**Task requirements:** Repeat the listing exactly as given, omitting every image.

**Data:**
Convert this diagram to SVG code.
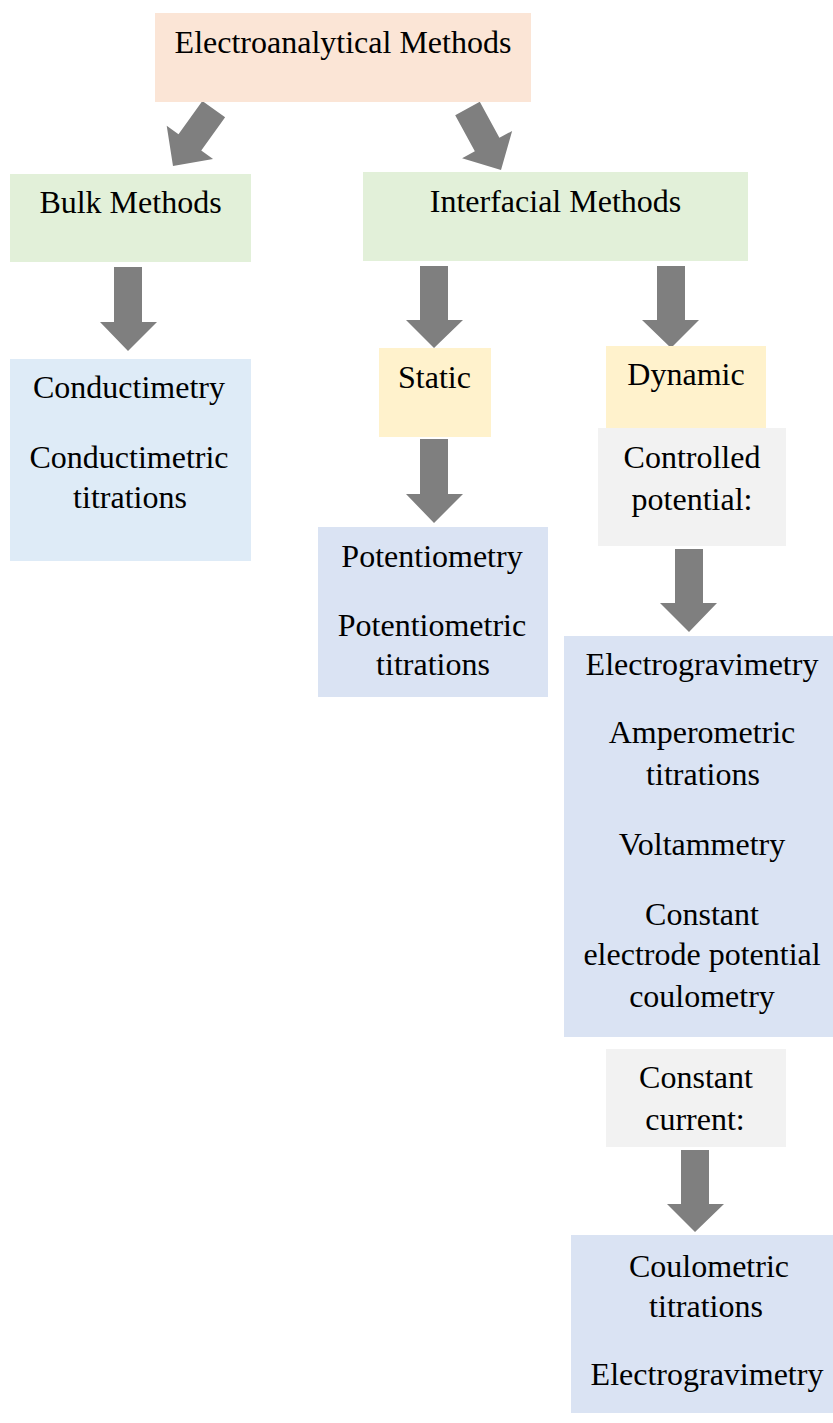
<svg xmlns="http://www.w3.org/2000/svg" width="833" height="1423" viewBox="0 0 833 1423">
<style>
text{font-family:"Liberation Serif","Times New Roman",serif;font-size:32px;fill:#000;text-anchor:middle}
.arrow{fill:#7f7f7f}
.peach{fill:#FBE5D6}
.green{fill:#E2F0D9}
.yellow{fill:#FFF2CC}
.gray{fill:#F2F2F2}
.blue{fill:#DAE3F3}
.blue2{fill:#DEEBF7}
</style>
<rect width="833" height="1423" fill="#fff"/>
<g id="connectors">
<polygon class="arrow" transform="translate(173,166) rotate(35.6)" points="0,0 -28.5,-29 -14,-29 -14,-70 14,-70 14,-29 28.5,-29"/>
<polygon class="arrow" transform="translate(501,170) rotate(-28.6)" points="0,0 -28.5,-29 -14,-29 -14,-70 14,-70 14,-29 28.5,-29"/>
<polygon class="arrow" points="128,351 100,322 114,322 114,267 142,267 142,322 157,322"/>
<polygon class="arrow" points="434,348 406,320 420,320 420,266 448,266 448,320 463,320"/>
<polygon class="arrow" points="671,348 642,320 657,320 657,266 685,266 685,320 699,320"/>
<polygon class="arrow" points="434,523 406,494 420,494 420,439 448,439 448,494 463,494"/>
<polygon class="arrow" points="689,632 660,603 675,603 675,549 703,549 703,603 717,603"/>
<polygon class="arrow" points="695,1232 667,1204 681,1204 681,1150 709,1150 709,1204 724,1204"/>
</g>
<g id="electroanalytical">
<rect class="peach" x="155" y="13" width="376" height="89"/>
<text x="343" y="53">Electroanalytical Methods</text>
</g>
<g id="bulk">
<rect class="green" x="10" y="174" width="241" height="88"/>
<text x="130.5" y="213">Bulk Methods</text>
</g>
<g id="interfacial">
<rect class="green" x="363" y="172" width="385" height="89"/>
<text x="555.5" y="212">Interfacial Methods</text>
</g>
<g id="conductimetry">
<rect class="blue2" x="10" y="359" width="241" height="202"/>
<text x="129" y="398">Conductimetry</text>
<text x="129" y="468">Conductimetric</text>
<text x="130" y="508">titrations</text>
</g>
<g id="static">
<rect class="yellow" x="379" y="348" width="112" height="89"/>
<text x="434.5" y="388">Static</text>
</g>
<g id="potentiometry">
<rect class="blue" x="318" y="527" width="230" height="170"/>
<text x="432" y="567">Potentiometry</text>
<text x="432" y="636">Potentiometric</text>
<text x="433" y="675">titrations</text>
</g>
<g id="dynamic">
<rect class="yellow" x="606" y="346" width="160" height="82"/>
<text x="686" y="385">Dynamic</text>
</g>
<g id="controlled">
<rect class="gray" x="598" y="428" width="188" height="118"/>
<text x="692" y="468">Controlled</text>
<text x="692" y="510">potential:</text>
</g>
<g id="controlled-methods">
<rect class="blue" x="564" y="636" width="269" height="401"/>
<text x="702" y="675">Electrogravimetry</text>
<text x="702" y="743">Amperometric</text>
<text x="703" y="785">titrations</text>
<text x="702" y="855">Voltammetry</text>
<text x="702" y="925">Constant</text>
<text x="702" y="965">electrode potential</text>
<text x="702" y="1007">coulometry</text>
</g>
<g id="constant-current">
<rect class="gray" x="606" y="1049" width="180" height="98"/>
<text x="696" y="1088">Constant</text>
<text x="695" y="1130">current:</text>
</g>
<g id="current-methods">
<rect class="blue" x="571" y="1235" width="262" height="178"/>
<text x="709" y="1277">Coulometric</text>
<text x="706" y="1317">titrations</text>
<text x="707" y="1385">Electrogravimetry</text>
</g>
</svg>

**Written solution:**
Convert this diagram to SVG code.
<svg xmlns="http://www.w3.org/2000/svg" width="833" height="1423" viewBox="0 0 833 1423">
<style>
text{font-family:"Liberation Serif","Times New Roman",serif;font-size:32px;fill:#000;text-anchor:middle}
.arrow{fill:#7f7f7f}
.peach{fill:#FBE5D6}
.green{fill:#E2F0D9}
.yellow{fill:#FFF2CC}
.gray{fill:#F2F2F2}
.blue{fill:#DAE3F3}
.blue2{fill:#DEEBF7}
</style>
<rect width="833" height="1423" fill="#fff"/>
<g id="connectors">
<polygon class="arrow" transform="translate(173,166) rotate(35.6)" points="0,0 -28.5,-29 -14,-29 -14,-70 14,-70 14,-29 28.5,-29"/>
<polygon class="arrow" transform="translate(501,170) rotate(-28.6)" points="0,0 -28.5,-29 -14,-29 -14,-70 14,-70 14,-29 28.5,-29"/>
<polygon class="arrow" points="128,351 100,322 114,322 114,267 142,267 142,322 157,322"/>
<polygon class="arrow" points="434,348 406,320 420,320 420,266 448,266 448,320 463,320"/>
<polygon class="arrow" points="671,348 642,320 657,320 657,266 685,266 685,320 699,320"/>
<polygon class="arrow" points="434,523 406,494 420,494 420,439 448,439 448,494 463,494"/>
<polygon class="arrow" points="689,632 660,603 675,603 675,549 703,549 703,603 717,603"/>
<polygon class="arrow" points="695,1232 667,1204 681,1204 681,1150 709,1150 709,1204 724,1204"/>
</g>
<g id="electroanalytical">
<rect class="peach" x="155" y="13" width="376" height="89"/>
<text x="343" y="53">Electroanalytical Methods</text>
</g>
<g id="bulk">
<rect class="green" x="10" y="174" width="241" height="88"/>
<text x="130.5" y="213">Bulk Methods</text>
</g>
<g id="interfacial">
<rect class="green" x="363" y="172" width="385" height="89"/>
<text x="555.5" y="212">Interfacial Methods</text>
</g>
<g id="conductimetry">
<rect class="blue2" x="10" y="359" width="241" height="202"/>
<text x="129" y="398">Conductimetry</text>
<text x="129" y="468">Conductimetric</text>
<text x="130" y="508">titrations</text>
</g>
<g id="static">
<rect class="yellow" x="379" y="348" width="112" height="89"/>
<text x="434.5" y="388">Static</text>
</g>
<g id="potentiometry">
<rect class="blue" x="318" y="527" width="230" height="170"/>
<text x="432" y="567">Potentiometry</text>
<text x="432" y="636">Potentiometric</text>
<text x="433" y="675">titrations</text>
</g>
<g id="dynamic">
<rect class="yellow" x="606" y="346" width="160" height="82"/>
<text x="686" y="385">Dynamic</text>
</g>
<g id="controlled">
<rect class="gray" x="598" y="428" width="188" height="118"/>
<text x="692" y="468">Controlled</text>
<text x="692" y="510">potential:</text>
</g>
<g id="controlled-methods">
<rect class="blue" x="564" y="636" width="269" height="401"/>
<text x="702" y="675">Electrogravimetry</text>
<text x="702" y="743">Amperometric</text>
<text x="703" y="785">titrations</text>
<text x="702" y="855">Voltammetry</text>
<text x="702" y="925">Constant</text>
<text x="702" y="965">electrode potential</text>
<text x="702" y="1007">coulometry</text>
</g>
<g id="constant-current">
<rect class="gray" x="606" y="1049" width="180" height="98"/>
<text x="696" y="1088">Constant</text>
<text x="695" y="1130">current:</text>
</g>
<g id="current-methods">
<rect class="blue" x="571" y="1235" width="262" height="178"/>
<text x="709" y="1277">Coulometric</text>
<text x="706" y="1317">titrations</text>
<text x="707" y="1385">Electrogravimetry</text>
</g>
</svg>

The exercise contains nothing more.